Zlib Compression
Format type | Compression algorithm |
---|---|
Type | Stream |
I/O unit size | 1-bit |
Games |
Zlib Compression is used by a number of programs to compress data, notably Jazz Jackrabbit 2. Unlike many compression systems, Zlib has no single way to compress data. (Though decompression is easier, since the compressed data will indicate its compression method.)
Zlib is an implementation of the DEFLATE compression system and there are many informative documents about both formats as they are somewhat a de facto standard form of compression. Basically Zlib is a combination of Huffman and LZW Compression in which data can be compressed in three ways:
- Not at all (data that can't be compressed further)

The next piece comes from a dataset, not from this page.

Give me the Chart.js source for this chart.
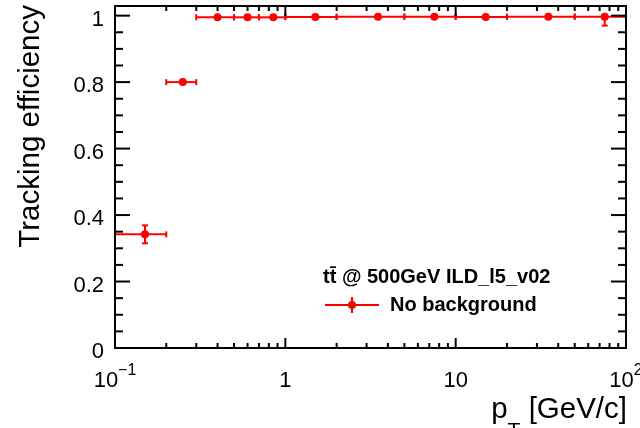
<!DOCTYPE html>
<html>
<head>
<meta charset="utf-8">
<script src="https://cdn.jsdelivr.net/npm/chart.js@4/dist/chart.umd.min.js"></script>
<style>
  html, body { margin: 0; padding: 0; background: #fff; }
  #wrap { width: 640px; height: 428px; }
</style>
</head>
<body>
<div id="wrap"><canvas id="effChart" width="640" height="428"></canvas></div>
<script>
// pT bins [GeV/c] and measured tracking efficiency
const binLow     = [0.1, 0.2, 0.3, 0.5, 0.7, 1, 2, 5, 10, 20, 50];
const binHigh    = [0.2, 0.3, 0.5, 0.7, 1, 2, 5, 10, 20, 50, 100];
const ptCenter   = [0.15, 0.25, 0.4, 0.6, 0.85, 1.5, 3.5, 7.5, 15, 35, 75];
const efficiency = [0.342, 0.800, 0.995, 0.995, 0.995, 0.996, 0.997, 0.997, 0.996, 0.997, 0.997];
const effErrLow  = [0.027, 0.012, 0.002, 0.002, 0.002, 0.001, 0.001, 0.001, 0.002, 0.002, 0.027];
const effErrHigh = [0.027, 0.012, 0.002, 0.002, 0.002, 0.001, 0.001, 0.001, 0.002, 0.002, 0.003];

const yTicks      = [0, 0.2, 0.4, 0.6, 0.8, 1];
const yTickLabels = ['0', '0.2', '0.4', '0.6', '0.8', '1'];
const xTicks      = [0.1, 1, 10, 100];
const xTickBase   = ['10', '1', '10', '10'];
const xTickExp    = ['\u22121', '', '', '2'];

const seriesLabel = 'No background';
const legendTitle = 'tt\u0304 @ 500GeV ILD_l5_v02';
const xTitle      = ['p', 'T', ' [GeV/c]'];
const yTitle      = 'Tracking efficiency';

(function(){
  const FONT = "'Liberation Sans', Arial, Helvetica, sans-serif";
  const RED = '#ff0000';
  const ctx = document.getElementById('effChart');

  function line(c, x1, y1, x2, y2){
    c.beginPath();
    c.moveTo(x1, y1);
    c.lineTo(x2, y2);
    c.stroke();
  }

  // error bars (x = bin width, y = stat. error), drawn under the markers
  const errorBars = {
    id: 'errorBars',
    beforeDatasetsDraw(chart){
      const c = chart.ctx, a = chart.chartArea;
      const xs = chart.scales.x, ys = chart.scales.y;
      c.save();
      c.beginPath();
      c.rect(a.left, a.top, a.right - a.left, a.bottom - a.top);
      c.clip();
      c.strokeStyle = RED;
      c.lineWidth = 2;
      ptCenter.forEach((pt, i) => {
        const xl = xs.getPixelForValue(binLow[i]);
        const xr = xs.getPixelForValue(binHigh[i]);
        const xc = xs.getPixelForValue(pt);
        const yc = ys.getPixelForValue(efficiency[i]);
        const yt = ys.getPixelForValue(efficiency[i] + effErrHigh[i]);
        const yb = ys.getPixelForValue(efficiency[i] - effErrLow[i]);
        line(c, xl, yc, xr, yc);
        line(c, xl, yc - 3, xl, yc + 3);
        line(c, xr, yc - 3, xr, yc + 3);
        if (yb - yt > 9) {
          line(c, xc, yt, xc, yb);
          line(c, xc - 3, yt, xc + 3, yt);
          line(c, xc - 3, yb, xc + 3, yb);
        }
      });
      c.restore();
    }
  };

  // ROOT-like frame: inward ticks on all four sides, labels, titles, legend box
  const rootFrame = {
    id: 'rootFrame',
    afterDraw(chart){
      const c = chart.ctx, a = chart.chartArea;
      const xs = chart.scales.x, ys = chart.scales.y;
      c.save();
      c.strokeStyle = '#000';
      c.lineWidth = 2;
      c.strokeRect(a.left, a.top, a.right - a.left, a.bottom - a.top);

      // x ticks
      for (let d = 0.1; d < 100; d *= 10) {
        for (let m = 1; m <= 9; m++) {
          if (m === 1 && d === 0.1) continue;
          const px = xs.getPixelForValue(d * m);
          const len = m === 1 ? 10 : 5;
          line(c, px, a.bottom, px, a.bottom - len);
          line(c, px, a.top, px, a.top + len);
        }
      }
      // y ticks
      for (let k = 0; k * 0.05 <= ys.max + 1e-9; k++) {
        const py = ys.getPixelForValue(k * 0.05);
        const len = k % 4 === 0 ? 15 : 8;
        line(c, a.left, py, a.left + len, py);
        line(c, a.right, py, a.right - len, py);
      }

      c.fillStyle = '#000';
      // y tick labels
      c.font = '22px ' + FONT;
      c.textAlign = 'right';
      c.textBaseline = 'middle';
      yTicks.forEach((v, i) => {
        c.fillText(yTickLabels[i], a.left - 11, ys.getPixelForValue(v) + 4);
      });

      // x tick labels with exponents
      c.textBaseline = 'alphabetic';
      c.textAlign = 'left';
      xTicks.forEach((v, i) => {
        c.font = '22px ' + FONT;
        const wb = c.measureText(xTickBase[i]).width;
        c.font = '16px ' + FONT;
        const we = xTickExp[i] ? c.measureText(xTickExp[i]).width : 0;
        const x0 = xs.getPixelForValue(v) - (wb + we) / 2;
        c.font = '22px ' + FONT;
        c.fillText(xTickBase[i], x0, a.bottom + 39);
        if (xTickExp[i]) {
          c.font = '16px ' + FONT;
          c.fillText(xTickExp[i], x0 + wb, a.bottom + 27);
        }
      });

      // x title, right aligned to the frame
      c.font = '29.5px ' + FONT;
      const w1 = c.measureText(xTitle[0]).width;
      const w3 = c.measureText(xTitle[2]).width;
      c.font = '21px ' + FONT;
      const w2 = c.measureText(xTitle[1]).width;
      const tx = a.right + 1 - (w1 + w2 + w3);
      c.font = '29.5px ' + FONT;
      c.fillText(xTitle[0], tx, 418);
      c.font = '21px ' + FONT;
      c.fillText(xTitle[1], tx + w1, 437);
      c.font = '29.5px ' + FONT;
      c.fillText(xTitle[2], tx + w1 + w2, 418);

      // y title, rotated and aligned to the top
      c.save();
      c.translate(39, a.top - 1);
      c.rotate(-Math.PI / 2);
      c.textAlign = 'right';
      c.font = '29.5px ' + FONT;
      c.fillText(yTitle, 0, 0);
      c.restore();

      // legend
      c.font = 'bold 20px ' + FONT;
      c.textAlign = 'left';
      c.fillText(legendTitle, 323, 283);
      c.strokeStyle = RED;
      c.fillStyle = RED;
      line(c, 325, 305, 379, 305);
      line(c, 352, 297, 352, 313);
      c.beginPath();
      c.arc(352, 305, 4, 0, Math.PI * 2);
      c.fill();
      c.fillStyle = '#000';
      c.font = 'bold 20px ' + FONT;
      c.fillText(seriesLabel, 390, 311);
      c.restore();
    }
  };

  new Chart(ctx, {
    type: 'scatter',
    data: {
      datasets: [{
        label: seriesLabel,
        data: ptCenter.map((x, i) => ({ x: x, y: efficiency[i] })),
        backgroundColor: RED,
        borderColor: RED,
        pointRadius: 4,
        pointHoverRadius: 4,
        borderWidth: 0,
        showLine: false
      }]
    },
    options: {
      responsive: false,
      animation: false,
      events: [],
      layout: { padding: { left: 115, right: 14, top: 6, bottom: 80 } },
      scales: {
        x: { type: 'logarithmic', min: 0.1, max: 100, display: false },
        y: { type: 'linear', min: 0, max: 1.029, display: false }
      },
      plugins: {
        legend: { display: false },
        tooltip: { enabled: false }
      }
    },
    plugins: [errorBars, rootFrame]
  });
})();
</script>
</body>
</html>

- LZW then Huffman (using a Huffman binary tree defined by the Zlib format)
- Huffman then LZW (with Huffman binary trees stored in the data)
It is notable that Zlib places restrictions on the Huffman trees it uses, notably:
- Shorter codes are left of longer codes
- With codes of equal length, those that come first in the ASCII character set are placed leftmost.
This means that there is usually only one possible Huffman binary tree for any given set of data, eliminating the need to include the tree (dictionary) with the data. It is also notable that when LZW data is compressed by Huffman the 'alphabet' contains both all the literals being used, length flags and the 'end of block' flag (but not distance flags.) However, despite this, the Huffman tree is still restricted to 254 nodes (code lengths between 0-15 bits.)
Custom Huffman trees are even more complex. Since there is only one tree for any given set of data, the tree is sent as code lengths (values between 0-15) which are then RLE compressed, giving a series of values between 0-18 bits THIS data is then Huffman compressed using a standard (and quite small) tree which is included with the data.
Decompression
As expected, decompression is complex. Fortunately there are a number of utilities and addons that can be used in lieu of a programmer writing their own code.